Print all of the lines exactly. Any picture among them stays out.
((
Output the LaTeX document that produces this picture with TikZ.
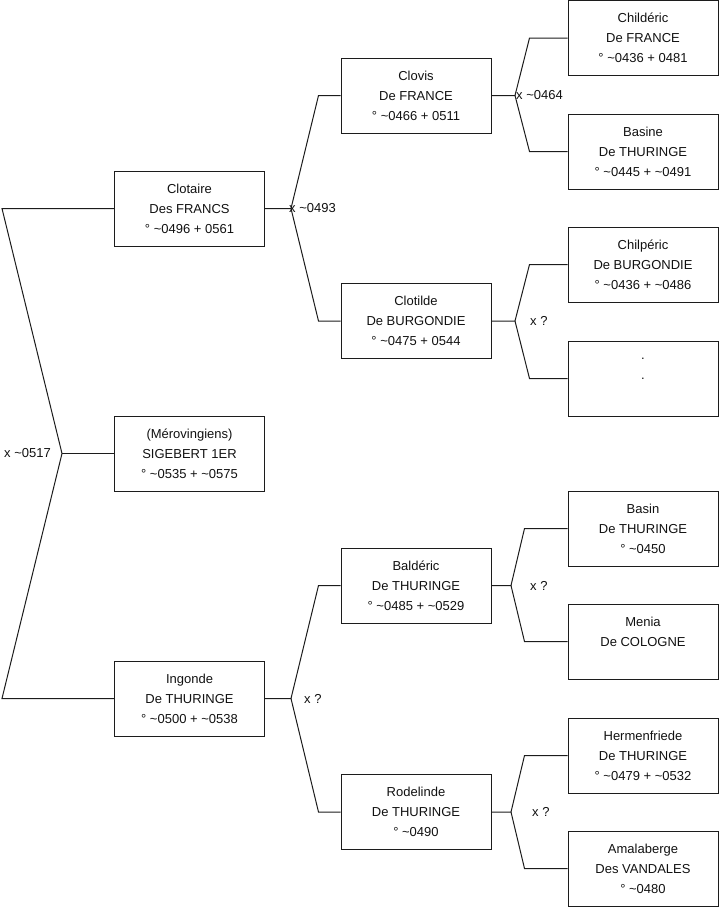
\documentclass[tikz,border=0pt]{standalone}
\usepackage{fontspec}
\setmainfont{Liberation Sans}
\usetikzlibrary{positioning}
\usepackage{xcolor}
\definecolor{trait}{HTML}{1C1C1C}
\definecolor{encre}{HTML}{111111}
\newcommand{\env}{\textasciitilde}

\begin{document}
\begin{tikzpicture}[
  x=1pt, y=-1pt,
  font=\fontsize{13}{20}\selectfont,
  personne/.style={draw=trait, line width=1pt, minimum width=150pt, minimum height=75pt,
                   inner sep=0pt, align=center, text=encre},
  lien/.style={draw=trait, line width=1pt},
  union/.style={inner sep=0pt, text=encre, font=\fontsize{13}{15}\selectfont}
]
\useasboundingbox (0,0) rectangle (719,908);

% generation 1
\node[personne] (clotaire) at (189.5,208.5) {Clotaire\\Des FRANCS\\° \env0496 + 0561};
\node[personne] (sigebert) at (189.5,453.5) {(Mérovingiens)\\SIGEBERT 1ER\\° \env0535 + \env0575};
\node[personne] (ingonde)  at (189.5,698.5) {Ingonde\\De THURINGE\\° \env0500 + \env0538};

% generation 2
\node[personne] (clovis)    at (416,95.5)  {Clovis\\De FRANCE\\° \env0466 + 0511};
\node[personne] (clotilde)  at (416,321)   {Clotilde\\De BURGONDIE\\° \env0475 + 0544};
\node[personne] (balderic)  at (416,585.5) {Baldéric\\De THURINGE\\° \env0485 + \env0529};
\node[personne] (rodelinde) at (416,812)   {Rodelinde\\De THURINGE\\° \env0490};

% generation 3
\node[personne] (childeric)    at (643,38)    {Childéric\\De FRANCE\\° \env0436 + 0481};
\node[personne] (basine)       at (643,151.5) {Basine\\De THURINGE\\° \env0445 + \env0491};
\node[personne] (chilperic)    at (643,264.5) {Chilpéric\\De BURGONDIE\\° \env0436 + \env0486};
\node[personne] (inconnue)     at (643,378.5) {.\\.\\\mbox{}};
\node[personne] (basin)        at (643,528.5) {Basin\\De THURINGE\\° \env0450};
\node[personne] (menia)        at (643,641.5) {Menia\\De COLOGNE\\\mbox{}};
\node[personne] (hermenfriede) at (643,755.5) {Hermenfriede\\De THURINGE\\° \env0479 + \env0532};
\node[personne] (amalaberge)   at (643,868.5) {Amalaberge\\Des VANDALES\\° \env0480};

% unions
\coordinate (u0) at (62,453.5);
\coordinate (u0haut) at (2,208.5);
\coordinate (u0bas) at (2,698.5);
\coordinate[right=26pt of clotaire] (u1);
\coordinate[right=26pt of ingonde] (u2);
\coordinate[right=23.5pt of clovis] (u3);
\coordinate[right=23.5pt of clotilde] (u4);
\coordinate[right=19.5pt of balderic] (u5);
\coordinate[right=19.5pt of rodelinde] (u6);

\draw[lien] (clotaire.west) -- (u0haut) -- (u0) -- (u0bas) -- (ingonde.west);
\draw[lien] (u0) -- (sigebert.west);

\draw[lien] (clotaire.east) -- (u1) -- ([xshift=-22pt]clovis.west) -- (clovis.west);
\draw[lien] (u1) -- ([xshift=-22pt]clotilde.west) -- (clotilde.west);
\draw[lien] (ingonde.east) -- (u2) -- ([xshift=-22pt]balderic.west) -- (balderic.west);
\draw[lien] (u2) -- ([xshift=-22pt]rodelinde.west) -- (rodelinde.west);

\draw[lien] (clovis.east) -- (u3) -- ([xshift=-38pt]childeric.west) -- (childeric.west);
\draw[lien] (u3) -- ([xshift=-38pt]basine.west) -- (basine.west);
\draw[lien] (clotilde.east) -- (u4) -- ([xshift=-38pt]chilperic.west) -- (chilperic.west);
\draw[lien] (u4) -- ([xshift=-38pt]inconnue.west) -- (inconnue.west);
\draw[lien] (balderic.east) -- (u5) -- ([xshift=-43pt]basin.west) -- (basin.west);
\draw[lien] (u5) -- ([xshift=-43pt]menia.west) -- (menia.west);
\draw[lien] (rodelinde.east) -- (u6) -- ([xshift=-43pt]hermenfriede.west) -- (hermenfriede.west);
\draw[lien] (u6) -- ([xshift=-43pt]amalaberge.west) -- (amalaberge.west);

% dates de mariage
\node[union, left=11pt of u0]  (m0) {x \env0517};
\node[union, right=-2pt of u1] (m1) {x \env0493};
\node[union, right=13pt of u2] (m2) {x ?};
\node[union, right=1pt of u3]  (m3) {x \env0464};
\node[union, right=15pt of u4] (m4) {x ?};
\node[union, right=19pt of u5] (m5) {x ?};
\node[union, right=21pt of u6] (m6) {x ?};

\end{tikzpicture}
\end{document}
))
**FULL SOLUTION**.
Output the LaTeX document that produces this picture with TikZ.
\documentclass[tikz,border=0pt]{standalone}
\usepackage{fontspec}
\setmainfont{Liberation Sans}
\usetikzlibrary{positioning}
\usepackage{xcolor}
\definecolor{trait}{HTML}{1C1C1C}
\definecolor{encre}{HTML}{111111}
\newcommand{\env}{\textasciitilde}

\begin{document}
\begin{tikzpicture}[
  x=1pt, y=-1pt,
  font=\fontsize{13}{20}\selectfont,
  personne/.style={draw=trait, line width=1pt, minimum width=150pt, minimum height=75pt,
                   inner sep=0pt, align=center, text=encre},
  lien/.style={draw=trait, line width=1pt},
  union/.style={inner sep=0pt, text=encre, font=\fontsize{13}{15}\selectfont}
]
\useasboundingbox (0,0) rectangle (719,908);

% generation 1
\node[personne] (clotaire) at (189.5,208.5) {Clotaire\\Des FRANCS\\° \env0496 + 0561};
\node[personne] (sigebert) at (189.5,453.5) {(Mérovingiens)\\SIGEBERT 1ER\\° \env0535 + \env0575};
\node[personne] (ingonde)  at (189.5,698.5) {Ingonde\\De THURINGE\\° \env0500 + \env0538};

% generation 2
\node[personne] (clovis)    at (416,95.5)  {Clovis\\De FRANCE\\° \env0466 + 0511};
\node[personne] (clotilde)  at (416,321)   {Clotilde\\De BURGONDIE\\° \env0475 + 0544};
\node[personne] (balderic)  at (416,585.5) {Baldéric\\De THURINGE\\° \env0485 + \env0529};
\node[personne] (rodelinde) at (416,812)   {Rodelinde\\De THURINGE\\° \env0490};

% generation 3
\node[personne] (childeric)    at (643,38)    {Childéric\\De FRANCE\\° \env0436 + 0481};
\node[personne] (basine)       at (643,151.5) {Basine\\De THURINGE\\° \env0445 + \env0491};
\node[personne] (chilperic)    at (643,264.5) {Chilpéric\\De BURGONDIE\\° \env0436 + \env0486};
\node[personne] (inconnue)     at (643,378.5) {.\\.\\\mbox{}};
\node[personne] (basin)        at (643,528.5) {Basin\\De THURINGE\\° \env0450};
\node[personne] (menia)        at (643,641.5) {Menia\\De COLOGNE\\\mbox{}};
\node[personne] (hermenfriede) at (643,755.5) {Hermenfriede\\De THURINGE\\° \env0479 + \env0532};
\node[personne] (amalaberge)   at (643,868.5) {Amalaberge\\Des VANDALES\\° \env0480};

% unions
\coordinate (u0) at (62,453.5);
\coordinate (u0haut) at (2,208.5);
\coordinate (u0bas) at (2,698.5);
\coordinate[right=26pt of clotaire] (u1);
\coordinate[right=26pt of ingonde] (u2);
\coordinate[right=23.5pt of clovis] (u3);
\coordinate[right=23.5pt of clotilde] (u4);
\coordinate[right=19.5pt of balderic] (u5);
\coordinate[right=19.5pt of rodelinde] (u6);

\draw[lien] (clotaire.west) -- (u0haut) -- (u0) -- (u0bas) -- (ingonde.west);
\draw[lien] (u0) -- (sigebert.west);

\draw[lien] (clotaire.east) -- (u1) -- ([xshift=-22pt]clovis.west) -- (clovis.west);
\draw[lien] (u1) -- ([xshift=-22pt]clotilde.west) -- (clotilde.west);
\draw[lien] (ingonde.east) -- (u2) -- ([xshift=-22pt]balderic.west) -- (balderic.west);
\draw[lien] (u2) -- ([xshift=-22pt]rodelinde.west) -- (rodelinde.west);

\draw[lien] (clovis.east) -- (u3) -- ([xshift=-38pt]childeric.west) -- (childeric.west);
\draw[lien] (u3) -- ([xshift=-38pt]basine.west) -- (basine.west);
\draw[lien] (clotilde.east) -- (u4) -- ([xshift=-38pt]chilperic.west) -- (chilperic.west);
\draw[lien] (u4) -- ([xshift=-38pt]inconnue.west) -- (inconnue.west);
\draw[lien] (balderic.east) -- (u5) -- ([xshift=-43pt]basin.west) -- (basin.west);
\draw[lien] (u5) -- ([xshift=-43pt]menia.west) -- (menia.west);
\draw[lien] (rodelinde.east) -- (u6) -- ([xshift=-43pt]hermenfriede.west) -- (hermenfriede.west);
\draw[lien] (u6) -- ([xshift=-43pt]amalaberge.west) -- (amalaberge.west);

% dates de mariage
\node[union, left=11pt of u0]  (m0) {x \env0517};
\node[union, right=-2pt of u1] (m1) {x \env0493};
\node[union, right=13pt of u2] (m2) {x ?};
\node[union, right=1pt of u3]  (m3) {x \env0464};
\node[union, right=15pt of u4] (m4) {x ?};
\node[union, right=19pt of u5] (m5) {x ?};
\node[union, right=21pt of u6] (m6) {x ?};

\end{tikzpicture}
\end{document}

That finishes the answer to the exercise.